CAIRO -- The long-running skirmish between the Egyptian government and Muslim fundamentalists is heating up.
An increase in the number of violent attacks by fundamentalists after a year of relative quiet has prompted a crackdown by government security forces.
Last month, an attack on a police post killed one policeman and seriously wounded another. In the two-hour gunbattle that followed, an 8-year-old child and a Muslim militant were killed.
The police have vowed a tougher response.
In recent weeks they have made sweeping arrests to imprison fundamentalists. The government has beefed up the army and police presence in southern Egypt and has passed tough new anti-terrorism laws carrying the death penalty.
Some believe these efforts are a sand wall against the tide.
An Islamic revival is occurring in many parts of rural Egypt and some of Cairo's poor ghettos. It is swelling the numbers of religious bearded men and veiled women who support the call for an Islamic government.
Others see it as just another cycle in a 65-year tug of war between the secular government and religious extremists. They see the grimly efficient security apparatus of President Hosni Mubarak as fully capable of disabling any threat to the government.
"The government has weakened the [fundamentalists'] organization, but they haven't eliminated it," said Dr. Gehad Auda, head of a private think tank in Cairo. "The movement is growing in terms of membership."
It is also increasingly violent:
* On July 14, four foreign tourists were attacked and injured at Luxor as they viewed the Pharaonic temples, considered blasphemous symbols of idolatry by orthodox Muslims.
* In June, Muslim extremists in Cairo gunned down a prominent Egyptian writer, Farag Fouda, whowas an outspoken critic of fundamentalists.
* In May, 15 villagers in southern Egypt were slain by Islamic militants.
* The same month, activists and police clashed in a Cairo ghetto, and a girl was killed.
* In March and April, two policemen involved in monitoring the militants were slain in Upper Egypt.
Such violence is not new to this conflict. Since the Muslim Brotherhood was established in 1928, Muslim extremists have killed a half-dozen prominent opponents, including President Anwar el Sadat in 1981.
So far this year, 46 people have died in the conflict. Many of the victims are in the dusty villages along the Nile River in southern Egypt, isolated from the government's control.
There, the Muslims have targeted Coptic Christians, who number about 10 percent of the population and trace their history in Egypt to long before the Arab invasion in the seventh century.
In some areas, Muslims have virtually dictated that Islamic laws be followed and have persecuted the "infidel" Christians.

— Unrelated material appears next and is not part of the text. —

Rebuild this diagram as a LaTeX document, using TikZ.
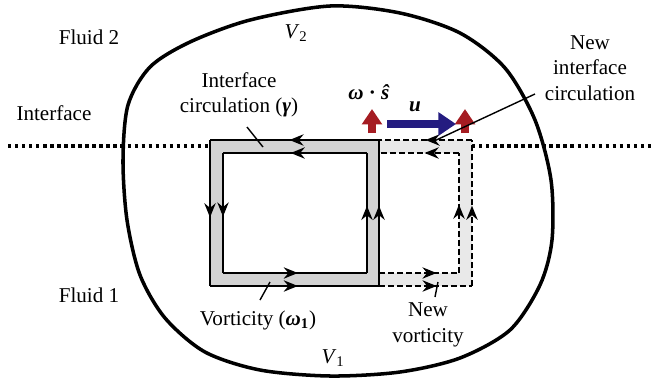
\documentclass[tikz,border=0pt]{standalone}
\usepackage{fontspec}
\setmainfont{Liberation Serif}
\usetikzlibrary{arrows.meta,decorations.markings}
\definecolor{framegray}{RGB}{211,211,211}
\definecolor{newgray}{RGB}{233,233,233}
\definecolor{fluxred}{RGB}{165,28,34}
\definecolor{fluxblue}{RGB}{36,28,128}
\tikzset{
  loop solid/.style={line width=1.7pt,draw=black,line join=miter},
  loop dash/.style={line width=1.6pt,draw=black,dash pattern=on 4pt off 2.4pt},
  loop arrow/.style={postaction={decorate},decoration={markings,
    mark=at position #1 with {\arrow{Stealth[length=10pt,width=8pt]}}}},
  blob line/.style={line width=2.5pt,draw=black},
  interface line/.style={line width=2.4pt,dash pattern=on 2.4pt off 2.6pt},
  pointer/.style={line width=1pt,draw=black},
  flux red/.style={fluxred,line width=5.9pt,-{Triangle[length=11pt,width=14pt]}},
  flux blue/.style={fluxblue,line width=5.9pt,-{Triangle[length=12.5pt,width=16pt]}},
  tag/.style={inner sep=0pt,align=center}
}

\begin{document}
\begin{tikzpicture}[x=0.025cm,y=-0.025cm,font=\fontsize{15}{18.2}\selectfont]
  \useasboundingbox (0,0) rectangle (654,378);
  % corners of the loop
  \coordinate (otl) at (210,140); \coordinate (otr) at (379,140);
  \coordinate (obr) at (379,286); \coordinate (obl) at (210,286);
  \coordinate (itl) at (223,153); \coordinate (itr) at (367,153);
  \coordinate (ibr) at (367,273); \coordinate (ibl) at (223,273);
  \coordinate (ntr) at (472,140); \coordinate (nbr) at (472,286);
  \coordinate (nitl) at (379,153); \coordinate (nitr) at (459,153);
  \coordinate (nibr) at (459,273); \coordinate (nibl) at (379,273);

  \draw[interface line] (8,146) -- (654,146);
  \draw[blob line] plot[smooth cycle] coordinates {(123,160) (128,105) (150,67)
    (190,42) (250,20) (330,6) (400,13) (460,33) (505,68) (535,120) (551,180)
    (552,240) (540,285) (510,330) (460,358) (400,372) (330,376) (260,370)
    (205,352) (165,318) (140,275) (127,220)};

  % loop fills
  \fill[framegray,even odd rule] (otl) rectangle (obr) (itl) rectangle (ibr);
  \fill[newgray,even odd rule] (otr) rectangle (nbr) (nitl) rectangle (nibr);

  % old loop
  \draw[loop solid,loop arrow=0.53] (otr) -- (otl);
  \draw[loop solid,loop arrow=0.53] (otl) -- (obl);
  \draw[loop solid,loop arrow=0.52] (obl) -- (obr);
  \draw[loop solid,loop arrow=0.55] (obr) -- (otr);
  \draw[loop solid,loop arrow=0.53] (itr) -- (itl);
  \draw[loop solid,loop arrow=0.53] (itl) -- (ibl);
  \draw[loop solid,loop arrow=0.52] (ibl) -- (ibr);
  \draw[loop solid,loop arrow=0.56] (ibr) -- (itr);
  % new loop
  \draw[loop dash,loop arrow=0.50] (ntr) -- (otr);
  \draw[loop dash,loop arrow=0.55] (nbr) -- (ntr);
  \draw[loop dash,loop arrow=0.62] (obr) -- (nbr);
  \draw[loop dash,loop arrow=0.43] (nitr) -- (nitl);
  \draw[loop dash,loop arrow=0.57] (nibr) -- (nitr);
  \draw[loop dash,loop arrow=0.72] (nibl) -- (nibr);

  % flux arrows
  \coordinate (redA) at (372,133); \coordinate (redAtip) at (372,109);
  \coordinate (redB) at (465,133); \coordinate (redBtip) at (465,109);
  \coordinate (blue) at (387,124); \coordinate (bluetip) at (456,124);
  \draw[flux red] (redA) -- (redAtip);
  \draw[flux red] (redB) -- (redBtip);
  \draw[flux blue] (blue) -- (bluetip);

  % labels
  \node[tag] (fluidtwo) at (89,37) {Fluid 2};
  \node[tag] (fluidone) at (89,295) {Fluid 1};
  \node[tag] (iface) at (54,113) {Interface};
  \node[tag] (vtwo) at (296,33) {\textit{V}\textsubscript{2}};
  \node[tag] (vone) at (333,358) {\textit{V}\textsubscript{1}};
  \node[tag] (circlbl) at (239,95) {Interface\\circulation (\textbf{\textit{γ}})};
  \node[tag] (newcirc) at (590,68) {New\\interface\\circulation};
  \node[tag] (vortlbl) at (258,320) {Vorticity (\textbf{\textit{ω}}\textsubscript{\textbf{1}})};
  \node[tag] (newvort) at (428,325) {New\\vorticity};
  \node[tag] (wdots) at (369,92) {\textbf{\textit{ω}} \textbf{·} \textbf{\textit{ŝ}}};
  \node[tag] (ulbl) at (415,107) {\textbf{\textit{u}}};

  % pointers
  \coordinate (circfoot) at (247,127); \coordinate (circtip) at (263,147);
  \coordinate (vortfoot) at (260,300); \coordinate (vorttip) at (270,282);
  \coordinate (nvfoot) at (435,297); \coordinate (nvtip) at (438,282);
  \coordinate (ncfoot) at (535,94); \coordinate (nctip) at (432,142);
  \draw[pointer] (circfoot) -- (circtip);
  \draw[pointer] (vortfoot) -- (vorttip);
  \draw[pointer] (nvfoot) -- (nvtip);
  \draw[pointer] (ncfoot) -- (nctip);
\end{tikzpicture}
\end{document}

The government's response has been tough. Gen. Abdel Wahab el Hilall, appointed to head security in Faiyum after a spate of shootings there, vowed to "liquidate the extremists' centers of gathering."
He promised: "I will break their neck."
Despite the bloody backdrop, many Egyptian Muslims argue that the violence is limited to an extreme fringe of their movement and that the return to Islam is broad-based and mostly peaceful.

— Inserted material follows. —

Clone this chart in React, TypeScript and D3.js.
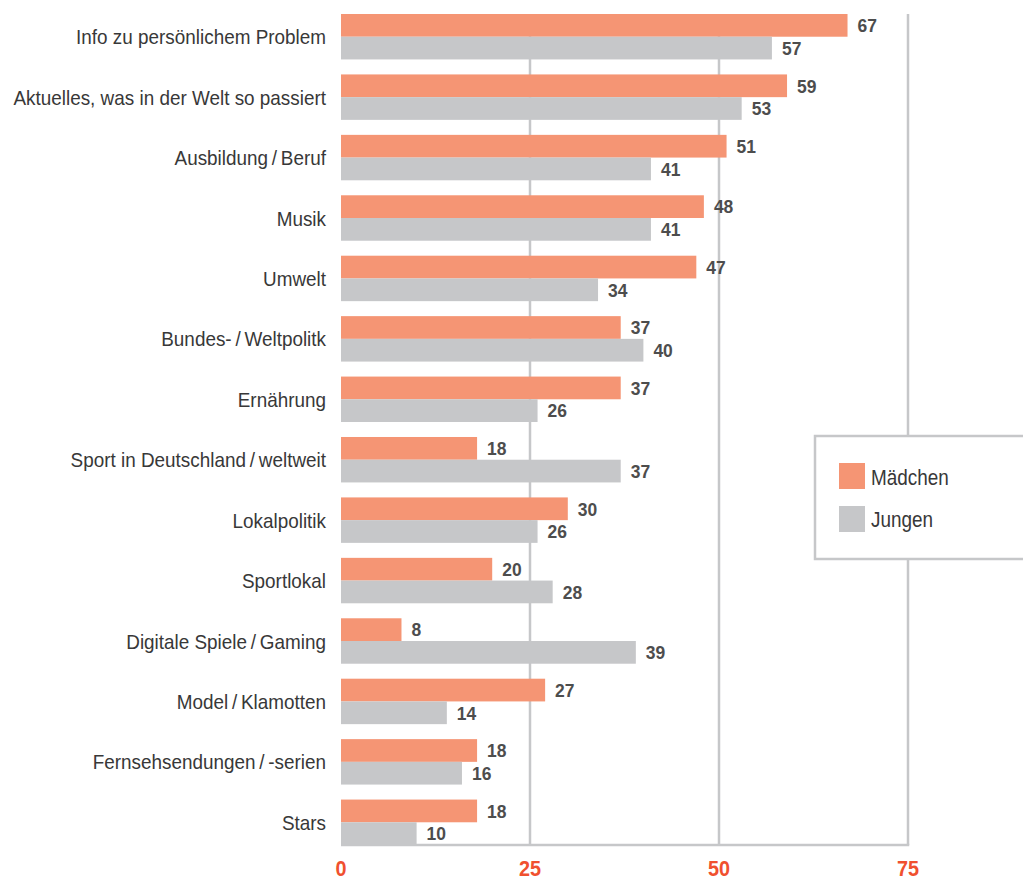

The appeal is to those who see the government as inept and corrupt, unable to cure Egypt's high unemployment and sickly economy, said el-Sayed el-Mallah, vice chief editor of El-Shaab, which supports the Muslim movement.
"We have experienced 40 or 50 years of other [secular] theories of government, and what happened? Our standard of living is getting lower, Egypt's standing in the Islamic world is worsening, and Egypt is getting closer to America," he said.
"We are getting stronger and stronger," he said. "You can see it in the unions and the student organizations, and in the number of women wearing the veil."
The fundamentalists believe that their religion is a rising power in the Middle East, starting with Iran's revolution and continuing to the elections last December in Algeria.
Those elections produced a victory for the Islamic Salvation Front, and a fundamentalist government was averted only by a military coup.
"What happened in Algeria rang a lot of bells in a lot of capitals in the region," said Ashraf Ghorbal, a former Egyptian ambassador to the United States and a prominent political figure here.
But he contended that the religious movement will produce different results in Egypt, where the government has been gradually introducing more democracy while endorsing some trappings of Islam. Muslim clerics, for example, now preach on the state-run television.
Others do not see a revolutionary streak in the Egyptian masses to cause them to replace their familiar, if not exactly beloved, government with an unknown Islamic one.
"The Egyptian people react more on human terms, less so on abstract political theory," said one Western diplomat.
"They like change to be evolutionary, slow, something they can respond to," the diplomat said. "There's not likely to be much popular support for a fast revolution."